Dias atrás, navegando pelo Best Cars para verificar alguns
conteúdos, vi um anúncio de publicidade que me chamou a atenção. A
imagem mostrava um Ford Focus, um Honda Civic e um Chevrolet Astra
com aparência de competição. Ao se passar o ponteiro do mouse pelo
anúncio, os carros de rua correspondentes "caíam", deixando no alto
apenas as carrocerias de corrida, enquanto surgia a frase: "Carros
de verdade. Combustível e lubrificante também."

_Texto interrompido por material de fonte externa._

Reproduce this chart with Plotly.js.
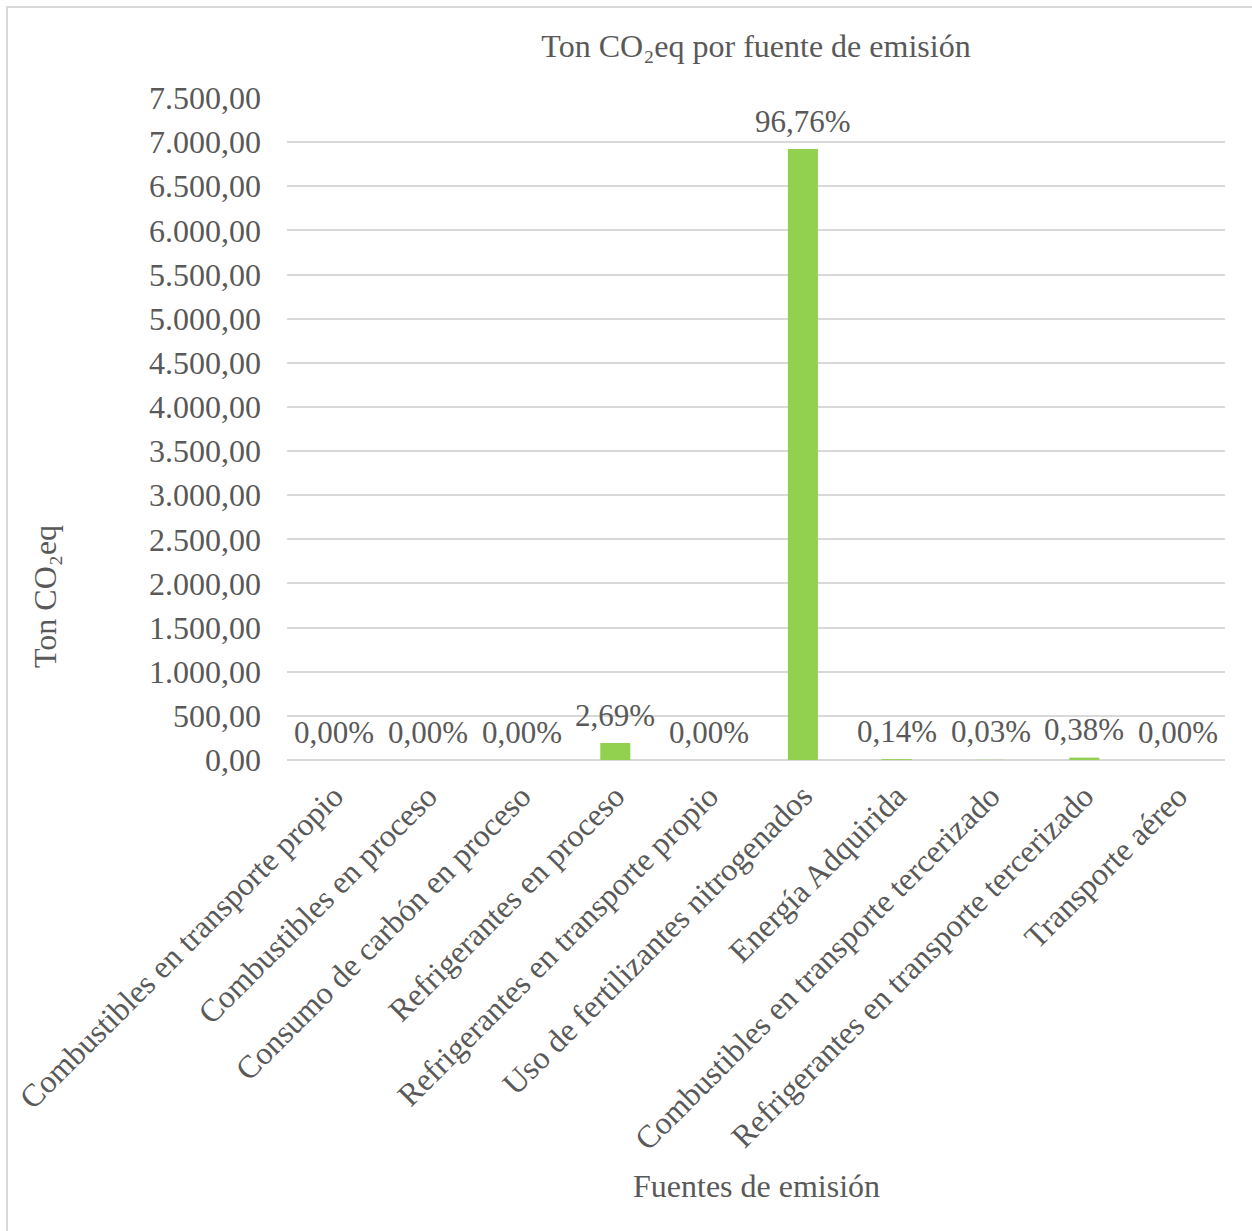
<!DOCTYPE html>
<html>
<head>
<meta charset="utf-8">
<script src="https://cdn.plot.ly/plotly-3.0.1.min.js"></script>
<style>
  html, body { margin: 0; padding: 0; background: #ffffff; }
  #wrap { position: relative; width: 1252px; height: 1231px; overflow: hidden; }
  #chart { position: absolute; left: 0; top: 0; width: 1252px; height: 1231px; }
  #frame { position: absolute; left: 6px; top: 6px; width: 1260px; height: 1240px;
           border: 2px solid #d9d9d9; box-sizing: border-box; pointer-events: none; }
</style>
</head>
<body>
<div id="wrap">
  <div id="chart"></div>
  <div id="frame"></div>
</div>
<script>
const categories = [
  "Combustibles en transporte propio",
  "Combustibles en proceso",
  "Consumo de carbón en proceso",
  "Refrigerantes en proceso",
  "Refrigerantes en transporte propio",
  "Uso de fertilizantes nitrogenados",
  "Energía Adquirida",
  "Combustibles en transporte tercerizado",
  "Refrigerantes en transporte tercerizado",
  "Transporte aéreo"
];
const tonCO2eq = [0, 0, 0, 192.4, 0, 6922, 10.0, 2.1, 27.2, 0];
const percentLabels = ["0,00%", "0,00%", "0,00%", "2,69%", "0,00%", "96,76%", "0,14%", "0,03%", "0,38%", "0,00%"];

const FONT = "Liberation Serif, Times New Roman, serif";
const GREY = "#595959";

const trace = {
  type: "bar",
  x: categories,
  y: tonCO2eq,
  cliponaxis: false,
  marker: { color: "#92d050", line: { width: 0 } },
  hoverinfo: "x+y"
};

const labelAnnotations = categories.map((c, i) => ({
  x: c,
  y: tonCO2eq[i],
  xref: "x",
  yref: "y",
  text: percentLabels[i],
  showarrow: false,
  xanchor: "center",
  yanchor: "middle",
  yshift: 28,
  font: { family: FONT, size: 31, color: GREY }
}));

const layout = {
  width: 1252,
  height: 1231,
  margin: { l: 287, r: 27, t: 98, b: 471 },
  paper_bgcolor: "#ffffff",
  plot_bgcolor: "#ffffff",
  separators: ",.",
  showlegend: false,
  bargap: 0.68,
  font: { family: FONT, size: 32, color: GREY },
  title: {
    text: "Ton CO\u2082eq por fuente de emisión",
    font: { family: FONT, size: 32, color: GREY },
    x: 0.5, xref: "paper", xanchor: "center",
    y: 1 - 46 / 1231, yref: "container", yanchor: "middle"
  },
  xaxis: {
    type: "category",
    tickangle: -45,
    tickfont: { family: FONT, size: 32, color: GREY },
    showgrid: false,
    showline: false,
    ticks: "",
    ticklabelstandoff: 10,
    automargin: false
  },
  yaxis: {
    range: [0, 7500],
    dtick: 500,
    tick0: 0,
    tickformat: ",.2f",
    tickfont: { family: FONT, size: 32, color: GREY },
    showgrid: true,
    gridcolor: "#d9d9d9",
    gridwidth: 2,
    zeroline: true,
    zerolinecolor: "#d9d9d9",
    zerolinewidth: 2,
    showline: false,
    ticks: "",
    ticklabelstandoff: 25,
    automargin: false
  },
  annotations: labelAnnotations.concat([
    {
      text: "Ton CO\u2082eq",
      xref: "paper", yref: "paper",
      x: (45 - 287) / 938, y: (760 - 597) / 662,
      xanchor: "center", yanchor: "middle",
      textangle: -90, showarrow: false,
      font: { family: FONT, size: 32, color: GREY }
    },
    {
      text: "Fuentes de emisión",
      xref: "paper", yref: "paper",
      x: (756 - 287) / 938, y: (760 - 1186) / 662,
      xanchor: "center", yanchor: "middle",
      showarrow: false,
      font: { family: FONT, size: 32, color: GREY }
    }
  ])
};

Plotly.newPlot("chart", [trace], layout, { staticPlot: true, displayModeBar: false });
</script>
</body>
</html>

Tratava-se de um anúncio da Copa Petrobrás de Marcas. Só que os carros desse
campeonato pouco têm em comum com os citados modelos de produção: todos, qualquer que seja a marca da carroceria,
recebem motor argentino preparado pela Berta e caixa de câmbio sequencial Xtrac inglesa. Portanto, eventual vitória
de um dos modelos nada significa em termos de superioridade técnica de seu equivalente de rua. Esses são
os "carros de verdade"?
O leitor pode argumentar, com certa razão, que não é um fato novo: a
Stock Car há anos tem colocado
"bolhas" que lembram as carrocerias de modelos de rua (hoje, apenas
Chevrolet Vectra e Peugeot 408, mas já houve outros como Mitsubishi
Lancer e Volkswagen Bora) sobre chassis tubulares com motores V8, ou
seja, estruturas e mecânicas sem qualquer relação com as usadas pelos carros de
série. No entanto, no caso da Copa Petrobrás, chama atenção a
impropriedade de falar em "marcas" para carros que não têm a mecânica das fábricas que representam.
Levando o assunto um pouco além, o que se nota é que vivemos num
país do faz-de-conta, e não só quando se trata de competições de
automóveis.
A mesma Petrobrás nos rende um bom exemplo, já que distribui e vende
um combustível chamado de gasolina, mas que está longe de ser apenas
isso: de 18% a 25% do líquido, conforme o padrão vigente hoje, é
álcool. Ou seja, se fazemos de conta que usamos gasolina, na verdade
pagamos um preço dos mais altos do mundo por um coquetel.
É por isso que a "gasolina" subiu tanto de preço nos últimos meses,
empurrada pela maxivalorização do álcool. É também por esse motivo
que qualquer carro importado, para funcionar bem com a "gasolina"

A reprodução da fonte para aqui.